The stablecoin market has grown dramatically in recent years.

Global Stablecoin Market Growth

Major stablecoins such as USDT and USDC now collectively process trillions of dollars in annual transaction volume, rivaling traditional payment networks in certain regions.

This trend suggests that while Bitcoin may face challenges as a central bank reserve asset, other blockchain-based financial instruments could play significant roles in the global financial system.

Emerging Crypto Assets Addressing Privacy and Fungibility

Some cryptocurrency projects attempt to solve the exact issues Palihapitiya identified.

Privacy-focused cryptocurrencies such as Monero and Zcash incorporate advanced cryptographic techniques that obscure transaction histories and improve fungibility.

These technologies include:

  • Zero-knowledge proofs
  • Ring signatures
  • Stealth addresses

Privacy vs Transparency Spectrum in Cryptocurrencies

However, these projects remain relatively small compared with Bitcoin and face regulatory challenges due to concerns about illicit finance.

As a result, they have not yet achieved the scale or institutional acceptance required to become reserve assets.

Bitcoin’s Investment Case Remains Strong

Despite his criticisms, Palihapitiya made it clear that he remains optimistic about Bitcoin as an investment asset.

Bitcoin continues to attract institutional capital through vehicles such as:

  • Spot Bitcoin ETFs
  • Corporate treasury allocations
  • Hedge fund strategies
  • Sovereign wealth experiments

Bitcoin’s limited supply of 21 million coins and its decentralized nature continue to make it attractive as a long-term hedge against monetary inflation.

Bitcoin Market Capitalization Growth

However, Palihapitiya also suggested that Bitcoin’s era of delivering massive speculative returns may be gradually evolving into a more mature phase of market behavior.

Instead of functioning purely as a speculative asset, Bitcoin may become a foundational component of digital financial infrastructure.

The Future of Reserve Assets in a Digital World

The debate between Palihapitiya and Hougan highlights a broader transformation taking place in global finance.

For more than a century, central bank reserves have primarily consisted of:

  • Gold
  • U.S. dollars
  • Other major reserve currencies

But the rise of digital assets is introducing new possibilities.

Some economists speculate that future reserve systems may include a diversified basket of assets, including:

  • Gold
  • Government bonds
  • Bitcoin
  • Tokenized commodities
  • Central bank digital currencies (CBDCs)

In such a system, Bitcoin may not replace gold, but it could coexist alongside it as a digital reserve asset.

Conclusion

The debate over Bitcoin’s suitability as a central bank reserve asset reflects deeper questions about the evolution of global financial systems.

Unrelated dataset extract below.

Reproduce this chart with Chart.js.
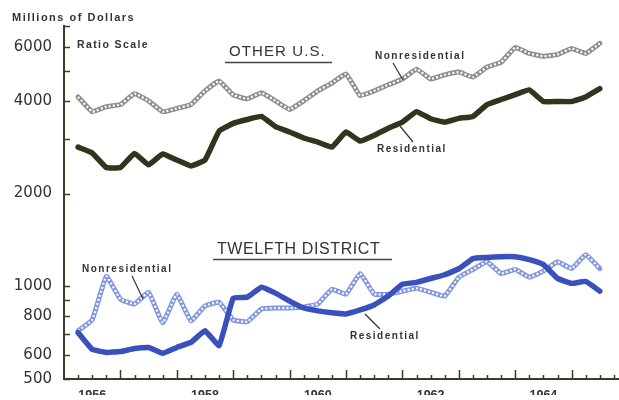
<!DOCTYPE html>
<html>
<head>
<meta charset="utf-8">
<script src="https://cdn.jsdelivr.net/npm/chart.js@4/dist/chart.umd.min.js"></script>
<style>
html,body{margin:0;padding:0;background:#fff;}
#wrap{width:619px;height:400px;position:relative;}
</style>
</head>
<body>
<div id="wrap"><canvas id="c" width="619" height="400"></canvas></div>
<script>
// ---- data (quarterly, millions of dollars, ratio scale) ----
const quarters = [
 '1956 Q1','1956 Q2','1956 Q3','1956 Q4','1957 Q1','1957 Q2','1957 Q3','1957 Q4',
 '1958 Q1','1958 Q2','1958 Q3','1958 Q4','1959 Q1','1959 Q2','1959 Q3','1959 Q4',
 '1960 Q1','1960 Q2','1960 Q3','1960 Q4','1961 Q1','1961 Q2','1961 Q3','1961 Q4',
 '1962 Q1','1962 Q2','1962 Q3','1962 Q4','1963 Q1','1963 Q2','1963 Q3','1963 Q4',
 '1964 Q1','1964 Q2','1964 Q3','1964 Q4','1965 Q1','1965 Q2'
];
const otherResidential = [2830,2710,2430,2430,2700,2480,2690,2570,2460,2570,3190,3380,3480,3560,3300,3170,3030,2940,2830,3170,2960,3090,3260,3410,3690,3500,3410,3510,3560,3890,4040,4190,4340,3980,3980,3980,4120,4380];
const otherNonresidential = [4120,3690,3830,3890,4220,4000,3690,3780,3890,4310,4640,4180,4060,4250,4000,3750,4000,4310,4570,4890,4160,4310,4510,4710,5070,4710,4860,4960,4780,5150,5340,5960,5700,5580,5660,5920,5700,6150];
const twelfthResidential = [707,624,610,614,628,633,606,633,657,717,642,915,922,993,950,895,850,832,820,813,838,870,930,1015,1030,1060,1090,1140,1230,1240,1248,1248,1220,1176,1061,1022,1037,964];
const twelfthNonresidential = [717,778,1077,908,876,955,761,943,772,863,888,778,767,844,850,850,856,876,978,943,1100,943,943,964,985,957,929,1070,1134,1202,1100,1134,1070,1120,1202,1142,1266,1142];
const yTickValues = [500,600,700,800,900,1000,2000,3000,4000,5000,6000,7000];
const yLabelled = [500,600,800,1000,2000,4000,6000];
const yearLabels = ['1956','1958','1960','1962','1964'];

// quarter label -> position on the time axis (plotted at quarter end)
function qPos(label){ const p = label.split(' Q'); return parseInt(p[0]) + parseInt(p[1]) * 0.25; }
function pts(values){ return values.map((v,i)=>({x:qPos(quarters[i]), y:v})); }

const AXIS = '#3b3b2a';
const TEXT = '#333';

const decorPlugin = {
  id:'decor',
  afterDraw(chart){
    const ctx = chart.ctx, xs = chart.scales.x, ys = chart.scales.y;
    const ca = chart.chartArea;
    ctx.save();
    ctx.strokeStyle = AXIS; ctx.lineWidth = 1.5;
    yTickValues.forEach(v=>{
      const y = Math.round(ys.getPixelForValue(v))+0.5;
      ctx.beginPath(); ctx.moveTo(ca.left, y); ctx.lineTo(ca.left+6, y); ctx.stroke();
    });
    for(let t=1956.25; t<=1965.76; t+=0.25){
      const x = Math.round(xs.getPixelForValue(t))+0.5;
      const major = Math.abs(t-Math.round(t))<0.01;
      ctx.beginPath(); ctx.moveTo(x, ca.bottom); ctx.lineTo(x, ca.bottom-(major?9:4)); ctx.stroke();
    }
    function txt(s,x,y,font,spacing,align){
      ctx.font = font; ctx.fillStyle = TEXT; ctx.textBaseline='middle'; ctx.textAlign = align||'left';
      try{ ctx.letterSpacing = (spacing||0)+'px'; }catch(e){}
      ctx.fillText(s,x,y);
      try{ ctx.letterSpacing = '0px'; }catch(e){}
    }
    txt('Millions of Dollars', 12, 18, "bold 11px 'Liberation Sans'", 1.5);
    txt('Ratio Scale', 77, 45, "bold 10.5px 'Liberation Sans'", 1.4);
    txt('OTHER U.S.', 229, 52, "15px 'Liberation Sans'", 1.1);
    txt('TWELFTH DISTRICT', 217, 250, "16px 'Liberation Sans'", 0.6);
    txt('Nonresidential', 375, 56, "bold 10px 'Liberation Sans'", 1.5);
    txt('Residential', 377, 149, "bold 10px 'Liberation Sans'", 1.5);
    txt('Nonresidential', 82, 269, "bold 10px 'Liberation Sans'", 1.5);
    txt('Residential', 350, 336, "bold 10px 'Liberation Sans'", 1.5);
    ctx.strokeStyle = '#444'; ctx.lineWidth = 1.3;
    ctx.beginPath(); ctx.moveTo(225,62.5); ctx.lineTo(332,62.5); ctx.stroke();
    ctx.beginPath(); ctx.moveTo(213,259.5); ctx.lineTo(392,259.5); ctx.stroke();
    ctx.lineWidth = 1.2; ctx.strokeStyle = '#333';
    [[393,63,403,80],[400,126,413,142],[132,276,143,299],[365,314,380,329]].forEach(l=>{
      ctx.beginPath(); ctx.moveTo(l[0],l[1]); ctx.lineTo(l[2],l[3]); ctx.stroke();
    });
    ctx.restore();
  }
};

new Chart(document.getElementById('c'), {
  type:'line',
  data:{
    datasets:[
      {label:'Other U.S. Residential', data:pts(otherResidential), borderColor:'#33331e', borderWidth:5.5, order:1},
      {label:'Other U.S. Nonresidential (beads)', data:pts(otherNonresidential), borderColor:'#ffffff', borderWidth:2.2, borderDash:[2,2.2], borderCapStyle:'butt', order:2},
      {label:'Other U.S. Nonresidential', data:pts(otherNonresidential), borderColor:'#8f8f8a', borderWidth:5, order:3},
      {label:'Twelfth District Residential', data:pts(twelfthResidential), borderColor:'#3a50bd', borderWidth:5.5, order:1},
      {label:'Twelfth District Nonresidential (beads)', data:pts(twelfthNonresidential), borderColor:'#ffffff', borderWidth:2.2, borderDash:[2,2.2], borderCapStyle:'butt', order:2},
      {label:'Twelfth District Nonresidential', data:pts(twelfthNonresidential), borderColor:'#8396e0', borderWidth:5, order:3}
    ]
  },
  options:{
    responsive:false, animation:false,
    layout:{padding:{top:26,left:0,right:0,bottom:0}},
    elements:{point:{radius:0}, line:{tension:0.1, borderCapStyle:'round', borderJoinStyle:'round', fill:false}},
    plugins:{legend:{display:false}, tooltip:{enabled:false}},
    scales:{
      x:{
        type:'linear', min:1956, max:1965.84,
        grid:{display:false, drawTicks:false},
        border:{display:true, color:AXIS, width:2},
        afterBuildTicks(s){ s.ticks = yearLabels.map(l=>({value:parseInt(l)+0.5})); },
        afterFit(s){ s.height = 16; },
        ticks:{padding:9, color:TEXT, font:{family:"'Liberation Sans'", size:12.5, weight:'bold'},
          autoSkip:false, maxRotation:0,
          callback:(v)=>String(Math.floor(v))}
      },
      y:{
        type:'logarithmic', min:500, max:7000,
        grid:{display:false, drawTicks:false},
        border:{display:true, color:AXIS, width:2},
        afterBuildTicks(s){ s.ticks = yTickValues.map(v=>({value:v})); },
        afterFit(s){ s.width = 64; },
        ticks:{padding:12, color:TEXT, font:{family:"'DejaVu Sans'", size:15},
          autoSkip:false,
          callback:(v)=> yLabelled.includes(v) ? String(v) : ''}
      }
    }
  },
  plugins:[decorPlugin]
});
</script>
</body>
</html>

Chamath Palihapitiya argues that Bitcoin’s lack of fungibility and privacy creates structural barriers that prevent it from fulfilling the traditional role of reserve assets. Meanwhile, industry leaders such as Bitwise CIO Matt Hougan believe these concerns are overstated and that Bitcoin may ultimately complement gold rather than compete with it.

At the same time, stablecoins and other blockchain innovations are rapidly transforming global payment infrastructure, suggesting that the future of finance may involve a hybrid system combining digital and traditional assets.

Whether Bitcoin eventually joins gold in central bank vaults remains uncertain. What is clear, however, is that digital assets are steadily reshaping the foundations of global monetary architecture.